I've struggled with depression since I was 15 years old. At first, it manifested itself physically in terrible terrible headaches that couldn't be explained with any amount of testing, insomnia, and a total lack of motivation to do anything besides lay in bed.
Then they sent me to a counselor...I told her she was wrong.
Then they sent me to another doctor, who I also told he was wrong.
I fought them because I didn't want to be that person. I didn't want that stigma attached to me.
I didn't want people to treat me differently. 
Eventually, I realized they were right and I was tired of feeling the way I did so I started looking for ways to deal with depression without medicine. I am still rather opposed to ever being medicated, the short while that I was was awful and I was a total zombie. Anyway, I eventually came out of it and thought I was good forever...until it came back. It came back without warning and stole my light. It stole everything beautiful and wonderful in the world until all I felt was hurt.
I tried to hide from it, to mask the pain, to not feel anything at all. And I usually succeeded in the not feeling anything department. But that only lasts for so long. The hangover shows up and the warm fuzzies wear off. So I'd do it all over again. Over and over and over always trying to squash the pain in my heart. 
Then one day, it all changed.
One day I took a leap of faith.
I asked for help.
I let someone in.
I let someone love me even though I didn't feel like I deserved it.
That's when I got my life back.
That's when I realized that hope is real and rescue is real.
Unfortunately, I've since learned that this struggle isn't one that plans to leave me alone. It still pops in from time to time and hits me like a semi truck. It happens for no reason at all and I have no power to stop it even though I wish I did. Those times are hard. They present me with a daily, hourly, by the minute battle. But I will always fight because I've learned that things can be beautiful and full of light again.
I've learned not to be silent about it. I've learned to let people in. I've learned to let people love me. I've learned how much God loves me. 
Many times I need to be reminded of that and need to be told that I matter.
But it gets better.
I know when it's happening now.
I know better how to deal with it.
I know how not to "deal" with it.
I know that even when I'm at the lowest of lows, I'll eventually pull back out of it.
I know that people care.
I know that love is real and it is powerful

So, now I have love written on my arm. And some day, maybe not far down the road or maybe years from now, I'll need it. I'll need to look at it and remember the good times and good people. I'll need to remember the ones who cared when no one else did, the ones who listened, the ones who were there.
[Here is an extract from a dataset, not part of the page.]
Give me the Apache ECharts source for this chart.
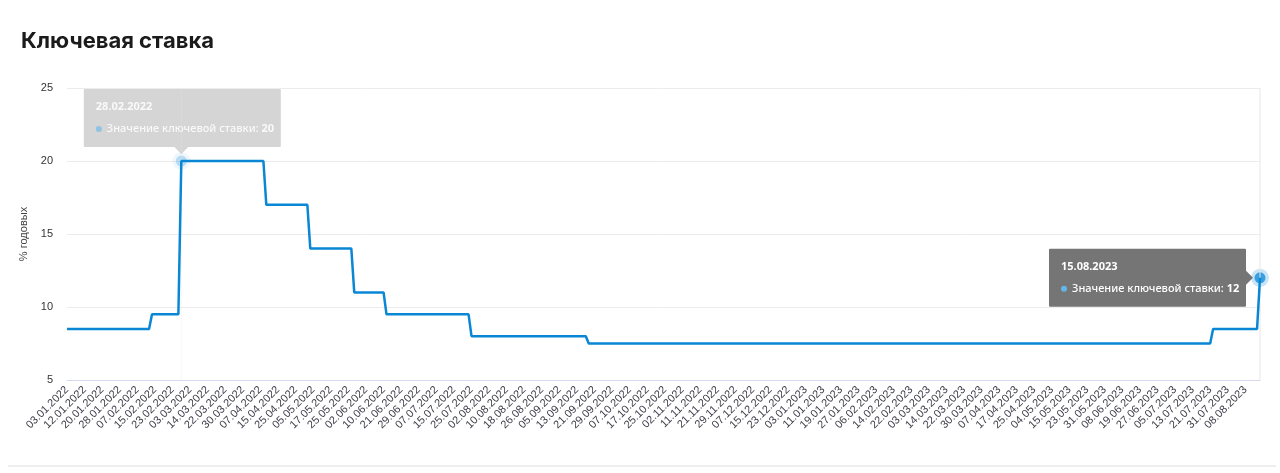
<!DOCTYPE html>
<html><head><meta charset="utf-8">
<script src="https://cdn.jsdelivr.net/npm/echarts@6/dist/echarts.min.js"></script>
<style>html,body{margin:0;padding:0;background:#fff}#c{width:1280px;height:473px}</style>
</head><body><div id="c"></div>
<script>
// Trading calendar: weekdays between these dates, minus the listed holidays
const calendarStart = [2022, 1, 3];
const calendarEnd = [2023, 8, 15];
const holidays = ['07.01.2022','08.03.2022','02.05.2022','03.05.2022','09.05.2022','10.05.2022','13.06.2022','04.11.2022',
                  '02.01.2023','23.02.2023','08.03.2023','01.05.2023','09.05.2023','12.06.2023'];
// Key rate schedule (date from which the rate applies, rate %)
const rateChangeDates = ['03.01.2022','14.02.2022','28.02.2022','11.04.2022','04.05.2022','27.05.2022','14.06.2022','25.07.2022','19.09.2022','24.07.2023','15.08.2023'];
const rateValues = [8.5, 9.5, 20, 17, 14, 11, 9.5, 8, 7.5, 8.5, 12];
const yTicks = [5, 10, 15, 20, 25];
const highlighted = ['28.02.2022', '15.08.2023'];
const seriesName = 'Значение ключевой ставки';

function fmt(d){
  return String(d.getUTCDate()).padStart(2,'0') + '.' + String(d.getUTCMonth()+1).padStart(2,'0') + '.' + d.getUTCFullYear();
}
const categories = [];
for (let t = Date.UTC(calendarStart[0], calendarStart[1]-1, calendarStart[2]); t <= Date.UTC(calendarEnd[0], calendarEnd[1]-1, calendarEnd[2]); t += 86400000) {
  const d = new Date(t); const w = d.getUTCDay();
  if (w === 0 || w === 6) continue;
  const s = fmt(d);
  if (holidays.includes(s)) continue;
  categories.push(s);
}
const values = [];
let k = 0;
categories.forEach(c => {
  if (k + 1 < rateChangeDates.length && c === rateChangeDates[k+1]) k++;
  values.push(rateValues[k]);
});

const chart = echarts.init(document.getElementById('c'), null, {renderer: 'canvas'});
const GRID = {left: 67, right: 20, top: 88, bottom: 93};
const LINE_COLOR = '#0a87d4';
const axisFont = '"Liberation Sans", Arial, sans-serif';
const tipFont = '"Noto Sans", "DejaVu Sans", sans-serif';

chart.setOption({
  animation: false,
  backgroundColor: '#fff',
  title: {
    text: 'Ключевая ставка', left: 16, top: 25,
    textStyle: {fontFamily: 'Inter, "Noto Sans", sans-serif', fontWeight: 700, fontSize: 22, color: '#1b1b1b'}
  },
  grid: GRID,
  xAxis: {
    type: 'category', data: categories, boundaryGap: false,
    axisLine: {lineStyle: {color: '#d6d8f0'}},
    axisTick: {show: false},
    axisLabel: {interval: 5, rotate: 45, fontSize: 11, color: '#3d3d4a', fontFamily: axisFont, margin: 8}
  },
  yAxis: {
    type: 'value', min: yTicks[0], max: yTicks[yTicks.length-1], interval: 5,
    name: '% годовых', nameLocation: 'middle', nameGap: 38, nameRotate: 90,
    nameTextStyle: {fontSize: 11, color: '#444', fontFamily: axisFont},
    axisLine: {show: false}, axisTick: {show: false},
    axisLabel: {fontSize: 11, color: '#333', fontFamily: axisFont, margin: 14},
    splitLine: {lineStyle: {color: '#ececec'}}
  },
  series: [{
    name: seriesName, type: 'line', data: values, showSymbol: false,
    lineStyle: {color: LINE_COLOR, width: 2.5}, itemStyle: {color: LINE_COLOR}
  }]
});

function tipGroup(idx, placement, opacity){
  const p = chart.convertToPixel({seriesIndex: 0}, [idx, values[idx]]);
  const px = p[0], py = p[1];
  const W = 197, H = 58, gap = 14;
  let bx, by, arrow;
  if (placement === 'left') {
    bx = px - gap - W; by = py - H/2;
    arrow = [[bx+W, py-7],[bx+W+7, py],[bx+W, py+7]];
  } else {
    bx = px - W/2 + 1; by = py - gap - H;
    arrow = [[px-7, by+H],[px+7, by+H],[px, by+H+7]];
  }
  const bg = '#757575';
  return [
    {type: 'line', silent: true, z: 1, shape: {x1: px, y1: GRID.top, x2: px, y2: 473-GRID.bottom},
     style: {stroke: '#e6e6e6', lineWidth: 1, opacity: opacity}},
    {type: 'group', z: 100, children: [
      {type: 'circle', shape: {cx: px, cy: py, r: 9}, style: {fill: 'rgba(58,159,224,0.28)', opacity: opacity}},
      {type: 'circle', shape: {cx: px, cy: py, r: 5.5}, style: {fill: '#3a9fe0', opacity: opacity}},
      {type: 'rect', shape: {x: bx, y: by, width: W, height: H, r: 1}, style: {fill: bg, opacity: opacity}},
      {type: 'polygon', shape: {points: arrow}, style: {fill: bg, opacity: opacity}},
      {type: 'text', x: bx + 12, y: by + 18, style: {text: categories[idx], fill: '#fff', font: 'bold 11px ' + tipFont, verticalAlign: 'middle', opacity: opacity < 1 ? 0.85 : 1}},
      {type: 'circle', shape: {cx: bx + 15, cy: by + 40, r: 3}, style: {fill: '#63b6ea', opacity: opacity < 1 ? 0.6 : 1}},
      {type: 'text', x: bx + 23, y: by + 40, style: {
        text: '{a|' + seriesName + ': }{b|' + values[idx] + '}',
        verticalAlign: 'middle', opacity: opacity < 1 ? 0.85 : 1,
        rich: {a: {fill: '#fff', fontSize: 11, fontWeight: 500, fontFamily: tipFont},
               b: {fill: '#fff', fontSize: 11, fontWeight: 'bold', fontFamily: tipFont}}
      }}
    ]}
  ];
}
const i1 = categories.indexOf(highlighted[0]);
const i2 = categories.indexOf(highlighted[1]);
chart.setOption({
  graphic: [].concat(
    tipGroup(i1, 'top', 0.3),
    tipGroup(i2, 'left', 1),
    [{type: 'line', silent: true, shape: {x1: 8, y1: 466, x2: 1276, y2: 466}, style: {stroke: '#eeeeee', lineWidth: 2}}]
  )
});
</script>
</body></html>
But most of all, I need to remember that there might be people in my life who are hurting, who may be afraid to speak up, and who need me to write love on their arms. To let them know they matter and that someone cares.

In case you're wondering why I decided to share this...well I don't know really. I guess I kind of had 2 goals in mind...1 being that I wanted to put a face and a story to this thing that so many people deal with but no one really understands. I want people to know that someone they love might be fighting and might need love. And that if you happen to be reading this and you relate, I want you to know you aren't alone.
My other goal is a bit more selfish in that I wanted to take away the power that depression held over me for so long. Trying to fight it alone and hide it and be "normal" consumed my thinking. Always wondering if someone might have figured me out and if they thought I was crazy. Putting it out there on my own is my little way of letting you in, of realizing I have nothing to hide.
Love is real. Hope is real. Rescue is real.